Print, exactly and with both ends included, the lines below that run from the one containing "Clone this chart in matplotlib." to the one containing "in range(1, 15)]". Pictures are omitted.

* _Information shown_
-=-=-=-=-
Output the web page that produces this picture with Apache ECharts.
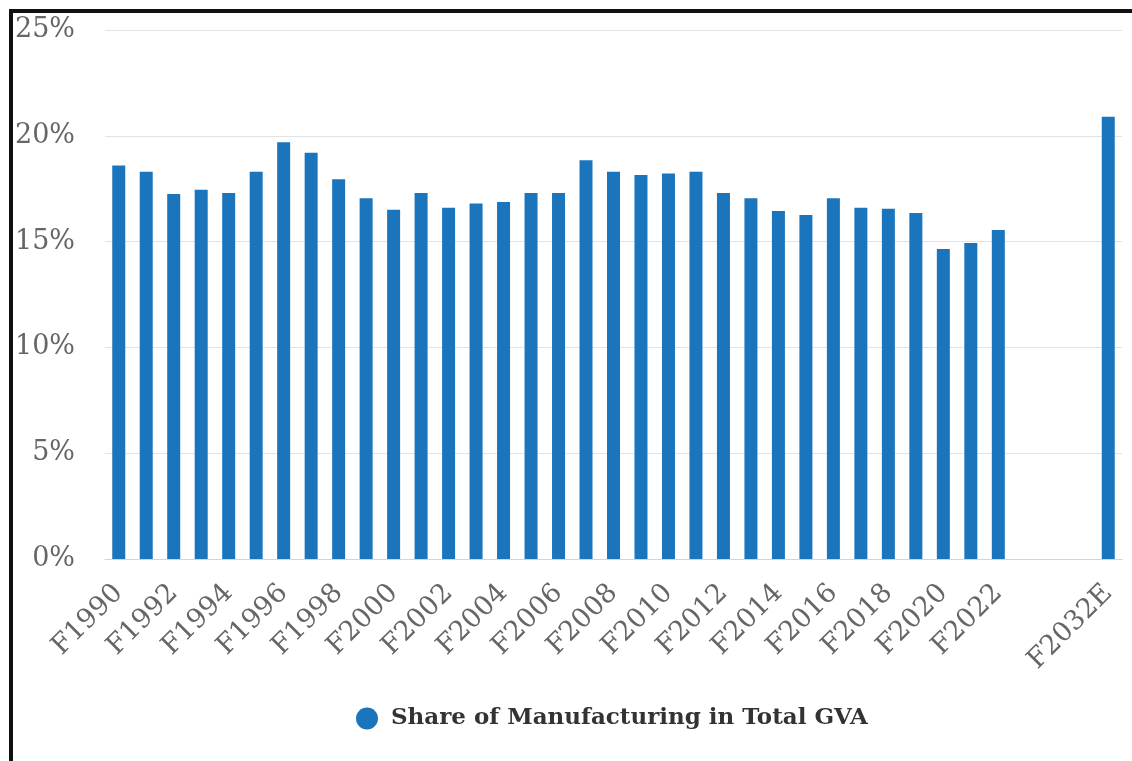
<!DOCTYPE html>
<html>
<head>
<meta charset="utf-8">
<script src="https://cdn.jsdelivr.net/npm/echarts@6/dist/echarts.min.js"></script>
<style>
  html, body { margin: 0; padding: 0; background: #fff; }
  #chart { width: 1132px; height: 761px; }
  #frame { position: absolute; left: 9px; top: 9px; width: 1140px; height: 800px;
           border-top: 4px solid #111; border-left: 4px solid #111; pointer-events: none; }
</style>
</head>
<body>
<div id="chart"></div>
<div id="frame"></div>
<script>
const categories = [
  'F1990','F1991','F1992','F1993','F1994','F1995','F1996','F1997','F1998','F1999',
  'F2000','F2001','F2002','F2003','F2004','F2005','F2006','F2007','F2008','F2009',
  'F2010','F2011','F2012','F2013','F2014','F2015','F2016','F2017','F2018','F2019',
  'F2020','F2021','F2022','','','','F2032E'
];
const shareValues = [
  18.6, 18.3, 17.25, 17.45, 17.3, 18.3, 19.7, 19.2, 17.95, 17.05,
  16.5, 17.3, 16.6, 16.8, 16.87, 17.3, 17.3, 18.85, 18.3, 18.15,
  18.22, 18.3, 17.3, 17.05, 16.45, 16.26, 17.05, 16.6, 16.55, 16.35,
  14.65, 14.93, 15.55, null, null, null, 20.9
];
const seriesName = 'Share of Manufacturing in Total GVA';
const yTicks = { min: 0, max: 25, interval: 5 };

const chart = echarts.init(document.getElementById('chart'), null, { renderer: 'canvas' });
chart.setOption({
  backgroundColor: '#fff',
  animation: false,
  grid: { left: 105, right: 10, top: 30, bottom: 202, containLabel: false },
  legend: {
    left: 351, top: 702,
    icon: 'circle', itemWidth: 22, itemHeight: 22, itemGap: 10,
    textStyle: { fontFamily: 'DejaVu Serif', fontWeight: 'bold', fontSize: 23, color: '#333', padding: [0, 0, 0, 8] },
    data: [seriesName]
  },
  xAxis: {
    type: 'category',
    data: categories,
    axisLine: { show: true, lineStyle: { color: '#d4d4d4', width: 1 } },
    axisTick: { show: false },
    axisLabel: {
      interval: 1, rotate: 45, margin: 30,
      fontFamily: 'DejaVu Serif', fontSize: 27, color: '#666'
    }
  },
  yAxis: {
    type: 'value',
    min: yTicks.min, max: yTicks.max, interval: yTicks.interval,
    axisLine: { show: false }, axisTick: { show: false },
    splitLine: { lineStyle: { color: '#e3e3e3', width: 1 } },
    axisLabel: {
      formatter: v => v + '%', margin: 30,
      fontFamily: 'DejaVu Serif', fontSize: 27, color: '#666'
    }
  },
  series: [{
    name: seriesName,
    type: 'bar',
    data: shareValues,
    barWidth: 13,
    itemStyle: { color: '#1b75bc' }
  }]
});
</script>
</body>
</html>
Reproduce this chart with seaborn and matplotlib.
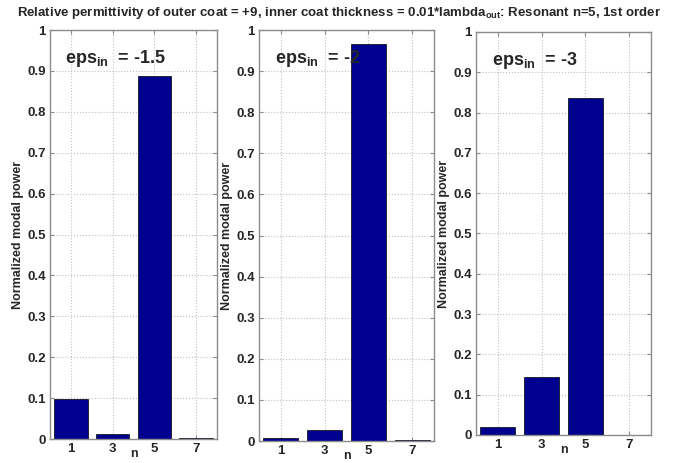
import numpy as np
import pandas as pd
import matplotlib
matplotlib.use('Agg')
import matplotlib.pyplot as plt
import seaborn as sns

# data
n_values = [1, 3, 5, 7]
power_eps_1p5 = [0.098, 0.012, 0.888, 0.002]
power_eps_2 = [0.007, 0.026, 0.967, 0.002]
power_eps_3 = [0.020, 0.145, 0.835, 0.001]
panel_labels = ['-1.5', '-2', '-3']
y_ticks = [0, 0.1, 0.2, 0.3, 0.4, 0.5, 0.6, 0.7, 0.8, 0.9, 1]
y_tick_labels = ['0', '0.1', '0.2', '0.3', '0.4', '0.5', '0.6', '0.7', '0.8', '0.9', '1']

sns.set_style('white')
plt.rcParams['font.family'] = ['Liberation Sans', 'DejaVu Sans']
plt.rcParams['font.weight'] = 'bold'
plt.rcParams['mathtext.fontset'] = 'custom'
plt.rcParams['mathtext.bf'] = 'Liberation Sans:bold'
plt.rcParams['mathtext.rm'] = 'Liberation Sans:bold'

BAR_COLOR = '#00008F'
AX_COLOR = '#8c8c8c'

fig = plt.figure(figsize=(6.78, 4.63), dpi=100)
positions = [
    [0.0737, 0.0518, 0.2463, 0.8834],
    [0.3820, 0.0475, 0.2581, 0.8877],
    [0.7021, 0.0605, 0.2581, 0.8704],
]
series = [power_eps_1p5, power_eps_2, power_eps_3]

for pos, vals, lab in zip(positions, series, panel_labels):
    ax = fig.add_axes(pos)
    df = pd.DataFrame({'n': n_values, 'power': vals})
    sns.barplot(data=df, x='n', y='power', native_scale=True, width=0.8,
                color=BAR_COLOR, saturation=1, edgecolor='black',
                linewidth=0.5, ax=ax)
    ax.set_xlim(0, 8)
    ax.set_ylim(0, 1)
    ax.set_xticks(n_values)
    ax.set_xticklabels([str(v) for v in n_values], fontsize=9.5, fontweight='bold')
    ax.set_yticks(y_ticks)
    ax.set_yticklabels(y_tick_labels, fontsize=9.5, fontweight='bold')
    ax.set_axisbelow(True)
    ax.grid(True, linestyle=':', color='#c0c0c0', linewidth=0.8)
    for sp in ax.spines.values():
        sp.set_visible(True)
        sp.set_color(AX_COLOR)
        sp.set_linewidth(1.0)
    ax.tick_params(direction='in', length=3, color=AX_COLOR, pad=3,
                   top=True, right=True, bottom=True, left=True,
                   labeltop=False, labelright=False)
    ax.set_xlabel('n', fontsize=9, fontweight='bold', labelpad=-5)
    ax.set_ylabel('Normalized modal power', fontsize=9, fontweight='bold', labelpad=2)
    ax.text(0.09, 0.955, r'eps$_{\mathbf{in}}$  = ' + lab, transform=ax.transAxes,
            fontsize=13, fontweight='bold', va='top', ha='left')

fig.text(0.5, 0.99,
         r'Relative permittivity of outer coat = +9, inner coat thickness = 0.01*lambda$_{\mathbf{out}}$: Resonant n=5, 1st order',
         ha='center', va='top', fontsize=9.5, fontweight='bold')

fig.savefig('out.png', dpi=100)
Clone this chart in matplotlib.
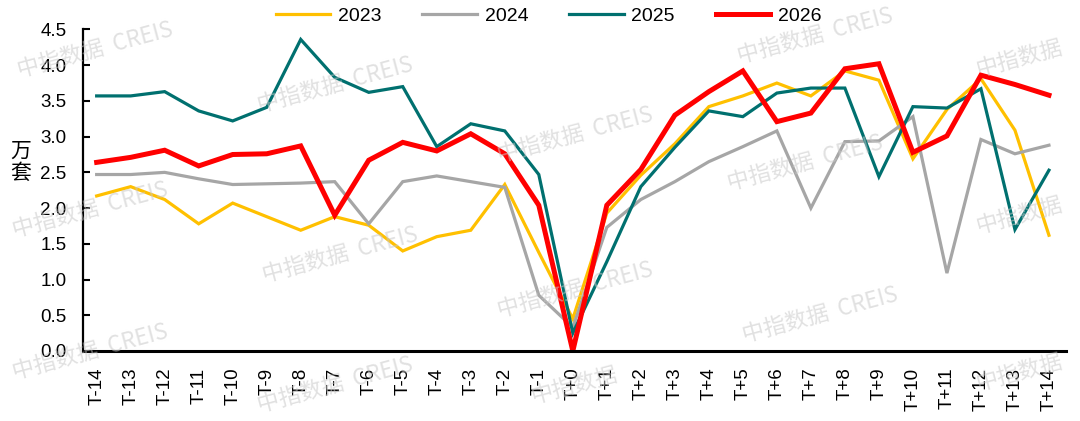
import matplotlib

matplotlib.use("Agg")
import matplotlib.pyplot as plt

plt.rcParams["font.family"] = ["Liberation Sans", "Noto Sans CJK SC", "DejaVu Sans"]

# Chart data (万套)
labels = [f"T-{i}" for i in range(14, 0, -1)] + ["T+0"] + [f"T+{i}" for i in range(1, 15)]

y2023 = [2.17, 2.30, 2.12, 1.78, 2.07, 1.88, 1.69, 1.88, 1.76, 1.40, 1.60, 1.69, 2.33, 1.38, 0.45,
         1.93, 2.46, 2.90, 3.42, 3.57, 3.75, 3.57, 3.92, 3.79, 2.69, 3.38, 3.81, 3.09, 1.62]
y2024 = [2.47, 2.47, 2.50, 2.41, 2.33, 2.34, 2.35, 2.37, 1.78, 2.37, 2.45, 2.37, 2.29, 0.78, 0.33,
         1.73, 2.12, 2.37, 2.65, 2.86, 3.08, 2.00, 2.93, 2.94, 3.28, 1.09, 2.96, 2.76, 2.88]
y2025 = [3.57, 3.57, 3.63, 3.36, 3.22, 3.41, 4.36, 3.83, 3.62, 3.70, 2.86, 3.18, 3.08, 2.47, 0.25,
         1.25, 2.30, 2.85, 3.36, 3.28, 3.61, 3.68, 3.68, 2.44, 3.42, 3.40, 3.67, 1.70, 2.53]
y2026 = [2.64, 2.71, 2.81, 2.59, 2.75, 2.76, 2.87, 1.90, 2.67, 2.92, 2.80, 3.04, 2.76, 2.04, 0.0,
         2.04, 2.54, 3.30, 3.63, 3.92, 3.21, 3.33, 3.95, 4.02, 2.78, 3.01, 3.86, 3.73, 3.58]

series = [
    ("2023", y2023, "#FFC000", 2.3),
    ("2024", y2024, "#A6A6A6", 2.3),
    ("2025", y2025, "#00706F", 2.3),
    ("2026", y2026, "#FF0000", 3.6),
]

fig = plt.figure(figsize=(10.8, 4.21), dpi=100)
ax = fig.add_axes([0.0769, 0.1663, 0.9101, 0.7637])

x = list(range(len(labels)))
for name, vals, color, lw in series:
    ax.plot(x, vals, color=color, linewidth=lw, label=name, solid_joinstyle="miter")

ax.set_xlim(-0.4, len(labels) - 0.5)
ax.set_ylim(0, 4.5)
ax.set_yticks([i * 0.5 for i in range(10)])
ax.set_yticklabels([f"{i * 0.5:.1f}" for i in range(10)], fontsize=13.5)
ax.set_xticks(x)
ax.set_xticklabels(labels, rotation=90, fontsize=13.5)
ax.tick_params(axis="x", length=0, pad=12)
ax.tick_params(axis="y", direction="in", length=5, width=1.5, pad=12)

for side in ["top", "right"]:
    ax.spines[side].set_visible(False)
ax.spines["left"].set_linewidth(1.6)
ax.spines["bottom"].set_linewidth(2.2)

fig.text(0.019, 0.615, "万\n套", fontsize=15, ha="center", va="center",
         family=["Noto Sans CJK SC", "DejaVu Sans"], linespacing=1.0)

fig.legend(loc="center", bbox_to_anchor=(0.508, 0.962), ncol=4, frameon=False,
           fontsize=14, handlelength=2.8, handletextpad=0.4, columnspacing=2.1)

# watermark (kept inside the canvas)
marks = [(95, 50, True), (335, 85, True), (815, 36, True), (1020, 58, False),
         (575, 135, True), (805, 163, True), (90, 210, True), (340, 255, True), (1020, 215, False),
         (575, 290, True), (820, 315, True), (90, 352, True), (335, 385, True), (575, 385, False),
         (1020, 372, False)]
for px, py, full in marks:
    txt = "中指数据  CREIS" if full else "中指数据"
    fig.text(px / 1080, 1 - py / 421, txt, fontsize=16, color="#c8c8c8", alpha=0.55,
             rotation=15, ha="center", va="center", family=["Noto Sans CJK SC", "DejaVu Sans"],
             zorder=10)

plt.savefig("out.png", dpi=100, facecolor="white")
plt.close()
-=-=-=-=-
* _Exercise answer_
Clone this chart in matplotlib.
import matplotlib

matplotlib.use("Agg")
import matplotlib.pyplot as plt

plt.rcParams["font.family"] = ["Liberation Sans", "Noto Sans CJK SC", "DejaVu Sans"]

# Chart data (万套)
labels = [f"T-{i}" for i in range(14, 0, -1)] + ["T+0"] + [f"T+{i}" for i in range(1, 15)]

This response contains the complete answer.